Britain’s government is in talks with French firm EDF Energy over the construction of a 20 billion-pound ($26.8 billion) nuclear power plant in eastern England.
Officials said on Dec. 14 that negotiations are taking place over the Sizewell C site in Suffolk, which could generate 3.2 gigawatts of electricity — enough to provide 7% of the country’s energy demands.
Any deal would need to be approved on areas such as value for money and affordability, and Business Secretary Alok Sharma said the talks with EDF are not a “green light” for construction to begin.
“What we will be doing is looking to see whether we can reach an investment decision in this Parliament on that particular project,” he told the BBC. “We will only do so if this delivers value for money for taxpayers and consumers.”
EDF says its eight existing nuclear power stations in the U.K. generate around a fifth of the country’s electricity.
The statement confirming the talks came as the government outlined its plans to cut emissions and expand clean energy.
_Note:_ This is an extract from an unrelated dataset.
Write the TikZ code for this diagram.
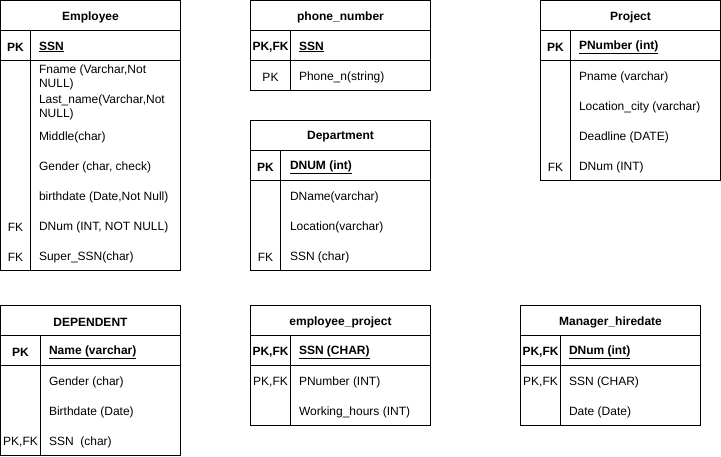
\documentclass[tikz,border=0pt]{standalone}
\usepackage{fontspec}
\setmainfont{Liberation Sans}
\newcommand\txtsz{\fontsize{12}{14}\selectfont}
\begin{document}
\begin{tikzpicture}[x=1pt,y=-1pt,line width=1pt,
  tbl/.style={draw,anchor=north west,inner sep=0pt,outer sep=0pt},
  ttl/.style={font=\txtsz\bfseries,inner sep=0pt,yshift=-1.5pt},
  keyl/.style={font=\txtsz,inner sep=0pt,yshift=-1.5pt},
  keyb/.style={font=\txtsz\bfseries,inner sep=0pt,yshift=-1.5pt},
  attr/.style={font=\txtsz,anchor=west,inner sep=0pt,align=left,yshift=-1.5pt},
  pkattr/.style={font=\txtsz\bfseries,anchor=west,inner sep=0pt,yshift=-1.5pt}]
\useasboundingbox (0,0) rectangle (721,456);

% Employee
\node[tbl,minimum width=180pt,minimum height=270pt] (emp) at (0.5,0.5) {};
\draw (0.5,30.5) -- (180.5,30.5) (0.5,60.5) -- (180.5,60.5) (30.5,30.5) -- (30.5,270.5);
\node[ttl] (empT) at (90.5,15.5) {Employee};
\node[keyb] (empK1) at (15.5,45.5) {PK};
\node[pkattr] (empA1) at (38.5,45.5) {\underline{SSN}};
\node[attr] (empA2) at (38.5,75.5) {Fname (Varchar,Not\\NULL)};
\node[attr] (empA3) at (38.5,105.5) {Last\_name(Varchar,Not\\NULL)};
\node[attr] (empA4) at (38.5,135.5) {Middle(char)};
\node[attr] (empA5) at (38.5,165.5) {Gender (char, check)};
\node[attr] (empA6) at (38.5,195.5) {birthdate (Date,Not Null)};
\node[keyl] (empK7) at (15.5,225.5) {FK};
\node[attr] (empA7) at (38.5,225.5) {DNum (INT, NOT NULL)};
\node[keyl] (empK8) at (15.5,255.5) {FK};
\node[attr] (empA8) at (38.5,255.5) {Super\_SSN(char)};

% phone_number
\node[tbl,minimum width=180pt,minimum height=90pt] (ph) at (250.5,0.5) {};
\draw (250.5,30.5) -- (430.5,30.5) (250.5,60.5) -- (430.5,60.5) (290.5,30.5) -- (290.5,90.5);
\node[ttl] (phT) at (340.5,15.5) {phone\_number};
\node[keyb] (phK1) at (270.5,45.5) {PK,FK};
\node[pkattr] (phA1) at (298.5,45.5) {\underline{SSN}};
\node[keyl] (phK2) at (270.5,75.5) {PK};
\node[attr] (phA2) at (298.5,75.5) {Phone\_n(string)};

% Department
\node[tbl,minimum width=180pt,minimum height=150pt] (dep) at (250.5,120.5) {};
\draw (250.5,150.5) -- (430.5,150.5) (250.5,180.5) -- (430.5,180.5) (280.5,150.5) -- (280.5,270.5);
\node[ttl] (depT) at (340.5,135.5) {Department};
\node[keyb] (depK1) at (265.5,165.5) {PK};
\node[pkattr] (depA1) at (289.5,165.5) {\underline{DNUM (int)}};
\node[attr] (depA2) at (289.5,195.5) {DName(varchar)};
\node[attr] (depA3) at (289.5,225.5) {Location(varchar)};
\node[keyl] (depK4) at (265.5,255.5) {FK};
\node[attr] (depA4) at (289.5,255.5) {SSN (char)};

% Project
\node[tbl,minimum width=180pt,minimum height=180pt] (prj) at (540.5,0.5) {};
\draw (540.5,30.5) -- (720.5,30.5) (540.5,60.5) -- (720.5,60.5) (570.5,30.5) -- (570.5,180.5);
\node[ttl] (prjT) at (630.5,15.5) {Project};
\node[keyb] (prjK1) at (555.5,45.5) {PK};
\node[pkattr] (prjA1) at (578.5,45.5) {\underline{PNumber (int)}};
\node[attr] (prjA2) at (578.5,75.5) {Pname (varchar)};
\node[attr] (prjA3) at (578.5,105.5) {Location\_city (varchar)};
\node[attr] (prjA4) at (578.5,135.5) {Deadline (DATE)};
\node[keyl] (prjK5) at (555.5,165.5) {FK};
\node[attr] (prjA5) at (578.5,165.5) {DNum (INT)};

% DEPENDENT
\node[tbl,minimum width=180pt,minimum height=150pt] (dpd) at (0.5,305.5) {};
\draw (0.5,335.5) -- (180.5,335.5) (0.5,365.5) -- (180.5,365.5) (40.5,335.5) -- (40.5,455.5);
\node[ttl] (dpdT) at (90.5,320.5) {DEPENDENT};
\node[keyb] (dpdK1) at (20.5,350.5) {PK};
\node[pkattr] (dpdA1) at (48.5,350.5) {\underline{Name (varchar)}};
\node[attr] (dpdA2) at (48.5,380.5) {Gender (char)};
\node[attr] (dpdA3) at (48.5,410.5) {Birthdate (Date)};
\node[keyl] (dpdK4) at (20.5,440.5) {PK,FK};
\node[attr] (dpdA4) at (48.5,440.5) {SSN\ \ (char)};

% employee_project
\node[tbl,minimum width=180pt,minimum height=120pt] (ep) at (250.5,305.5) {};
\draw (250.5,335.5) -- (430.5,335.5) (250.5,365.5) -- (430.5,365.5) (290.5,335.5) -- (290.5,425.5);
\node[ttl] (epT) at (340.5,320.5) {employee\_project};
\node[keyb] (epK1) at (270.5,350.5) {PK,FK};
\node[pkattr] (epA1) at (298.5,350.5) {\underline{SSN (CHAR)}};
\node[keyl] (epK2) at (270.5,380.5) {PK,FK};
\node[attr] (epA2) at (298.5,380.5) {PNumber (INT)};
\node[attr] (epA3) at (298.5,410.5) {Working\_hours (INT)};

% Manager_hiredate
\node[tbl,minimum width=180pt,minimum height=120pt] (mh) at (520.5,305.5) {};
\draw (520.5,335.5) -- (700.5,335.5) (520.5,365.5) -- (700.5,365.5) (560.5,335.5) -- (560.5,425.5);
\node[ttl] (mhT) at (610.5,320.5) {Manager\_hiredate};
\node[keyb] (mhK1) at (540.5,350.5) {PK,FK};
\node[pkattr] (mhA1) at (568.5,350.5) {\underline{DNum (int)}};
\node[keyl] (mhK2) at (540.5,380.5) {PK,FK};
\node[attr] (mhA2) at (568.5,380.5) {SSN (CHAR)};
\node[attr] (mhA3) at (568.5,410.5) {Date (Date)};
\end{tikzpicture}
\end{document}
Officials say that, in total, the plans will support 220,000 jobs in the next decade.
“Today’s plan establishes a decisive and permanent shift away from our dependence on fossil fuels, towards cleaner energy sources that will put our country at the forefront of the global green industrial revolution,” Sharma said.
The UK also plans to develop offshore wind turbines, accelerate the rollout of electric vehicle charging points, improve energy efficiency in homes and move away from fossil fuel boilers.